TASK DESCRIPTION: Leave out the pictures and copy everything else below exactly.
┌─ MATERIAL PROVIDED
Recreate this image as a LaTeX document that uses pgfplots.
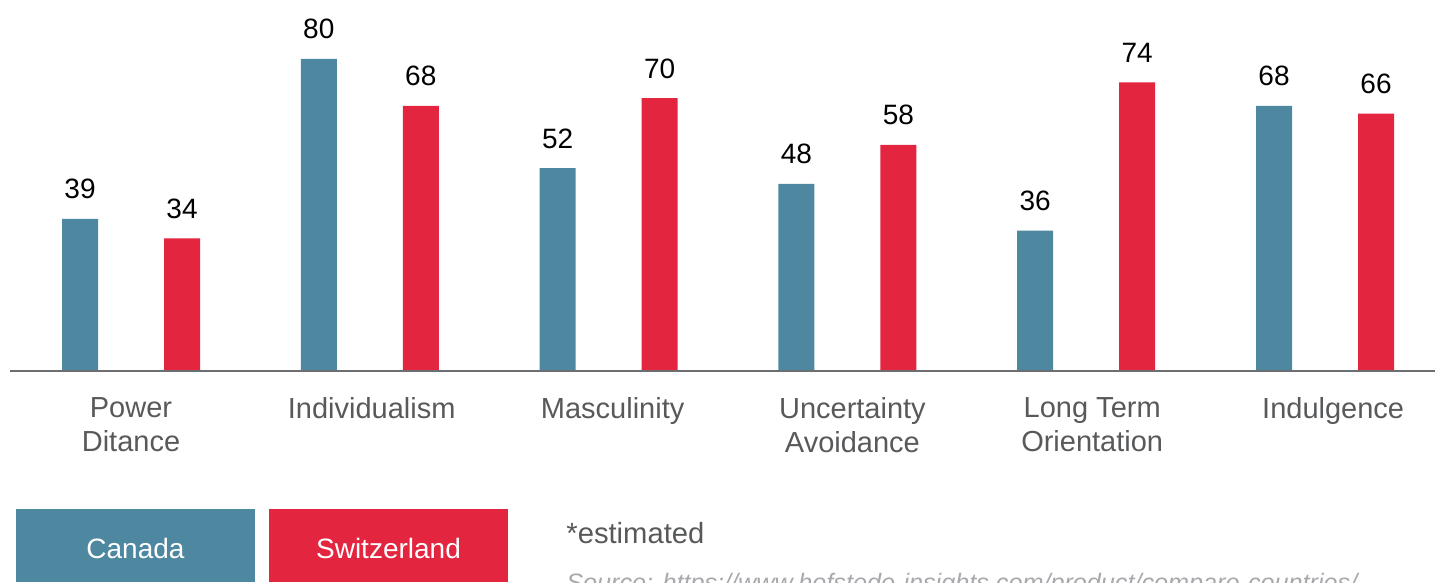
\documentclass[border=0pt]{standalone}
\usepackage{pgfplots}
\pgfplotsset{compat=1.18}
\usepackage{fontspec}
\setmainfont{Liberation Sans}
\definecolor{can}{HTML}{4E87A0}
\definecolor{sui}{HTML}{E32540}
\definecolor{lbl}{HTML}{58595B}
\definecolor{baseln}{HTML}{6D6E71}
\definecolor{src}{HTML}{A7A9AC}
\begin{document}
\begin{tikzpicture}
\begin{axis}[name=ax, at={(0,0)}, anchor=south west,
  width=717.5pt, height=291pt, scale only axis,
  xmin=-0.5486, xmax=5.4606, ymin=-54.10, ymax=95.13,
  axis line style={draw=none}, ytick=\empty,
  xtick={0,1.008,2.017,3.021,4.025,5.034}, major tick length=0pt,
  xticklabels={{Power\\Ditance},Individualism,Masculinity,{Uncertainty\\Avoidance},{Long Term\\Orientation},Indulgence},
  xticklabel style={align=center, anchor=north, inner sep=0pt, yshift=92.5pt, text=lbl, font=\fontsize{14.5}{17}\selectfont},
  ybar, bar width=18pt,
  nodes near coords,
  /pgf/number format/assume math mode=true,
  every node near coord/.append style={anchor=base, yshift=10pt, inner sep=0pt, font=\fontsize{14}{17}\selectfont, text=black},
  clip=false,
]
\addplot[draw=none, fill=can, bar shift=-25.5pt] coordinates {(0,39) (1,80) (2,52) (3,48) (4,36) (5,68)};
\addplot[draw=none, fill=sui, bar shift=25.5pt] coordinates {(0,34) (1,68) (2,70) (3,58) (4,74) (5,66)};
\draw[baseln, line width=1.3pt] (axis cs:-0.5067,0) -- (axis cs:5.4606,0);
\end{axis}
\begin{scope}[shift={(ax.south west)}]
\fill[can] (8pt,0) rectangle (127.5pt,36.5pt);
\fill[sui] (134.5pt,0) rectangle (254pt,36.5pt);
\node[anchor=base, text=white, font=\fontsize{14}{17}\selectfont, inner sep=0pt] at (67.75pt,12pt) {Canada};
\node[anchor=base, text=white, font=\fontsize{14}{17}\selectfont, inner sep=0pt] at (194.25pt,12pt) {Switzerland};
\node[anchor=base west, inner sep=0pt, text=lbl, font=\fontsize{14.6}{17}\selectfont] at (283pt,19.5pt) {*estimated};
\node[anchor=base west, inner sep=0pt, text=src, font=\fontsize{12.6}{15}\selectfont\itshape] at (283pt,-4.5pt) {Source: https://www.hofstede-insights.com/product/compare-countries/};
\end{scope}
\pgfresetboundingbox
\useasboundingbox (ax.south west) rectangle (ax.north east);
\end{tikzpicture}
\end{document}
└─
SOLUTION:
Recreate this image as a LaTeX document that uses pgfplots.
\documentclass[border=0pt]{standalone}
\usepackage{pgfplots}
\pgfplotsset{compat=1.18}
\usepackage{fontspec}
\setmainfont{Liberation Sans}
\definecolor{can}{HTML}{4E87A0}
\definecolor{sui}{HTML}{E32540}
\definecolor{lbl}{HTML}{58595B}
\definecolor{baseln}{HTML}{6D6E71}
\definecolor{src}{HTML}{A7A9AC}
\begin{document}
\begin{tikzpicture}
\begin{axis}[name=ax, at={(0,0)}, anchor=south west,
  width=717.5pt, height=291pt, scale only axis,
  xmin=-0.5486, xmax=5.4606, ymin=-54.10, ymax=95.13,
  axis line style={draw=none}, ytick=\empty,
  xtick={0,1.008,2.017,3.021,4.025,5.034}, major tick length=0pt,
  xticklabels={{Power\\Ditance},Individualism,Masculinity,{Uncertainty\\Avoidance},{Long Term\\Orientation},Indulgence},
  xticklabel style={align=center, anchor=north, inner sep=0pt, yshift=92.5pt, text=lbl, font=\fontsize{14.5}{17}\selectfont},
  ybar, bar width=18pt,
  nodes near coords,
  /pgf/number format/assume math mode=true,
  every node near coord/.append style={anchor=base, yshift=10pt, inner sep=0pt, font=\fontsize{14}{17}\selectfont, text=black},
  clip=false,
]
\addplot[draw=none, fill=can, bar shift=-25.5pt] coordinates {(0,39) (1,80) (2,52) (3,48) (4,36) (5,68)};
\addplot[draw=none, fill=sui, bar shift=25.5pt] coordinates {(0,34) (1,68) (2,70) (3,58) (4,74) (5,66)};
\draw[baseln, line width=1.3pt] (axis cs:-0.5067,0) -- (axis cs:5.4606,0);
\end{axis}
\begin{scope}[shift={(ax.south west)}]
\fill[can] (8pt,0) rectangle (127.5pt,36.5pt);
\fill[sui] (134.5pt,0) rectangle (254pt,36.5pt);
\node[anchor=base, text=white, font=\fontsize{14}{17}\selectfont, inner sep=0pt] at (67.75pt,12pt) {Canada};
\node[anchor=base, text=white, font=\fontsize{14}{17}\selectfont, inner sep=0pt] at (194.25pt,12pt) {Switzerland};
\node[anchor=base west, inner sep=0pt, text=lbl, font=\fontsize{14.6}{17}\selectfont] at (283pt,19.5pt) {*estimated};
\node[anchor=base west, inner sep=0pt, text=src, font=\fontsize{12.6}{15}\selectfont\itshape] at (283pt,-4.5pt) {Source: https://www.hofstede-insights.com/product/compare-countries/};
\end{scope}
\pgfresetboundingbox
\useasboundingbox (ax.south west) rectangle (ax.north east);
\end{tikzpicture}
\end{document}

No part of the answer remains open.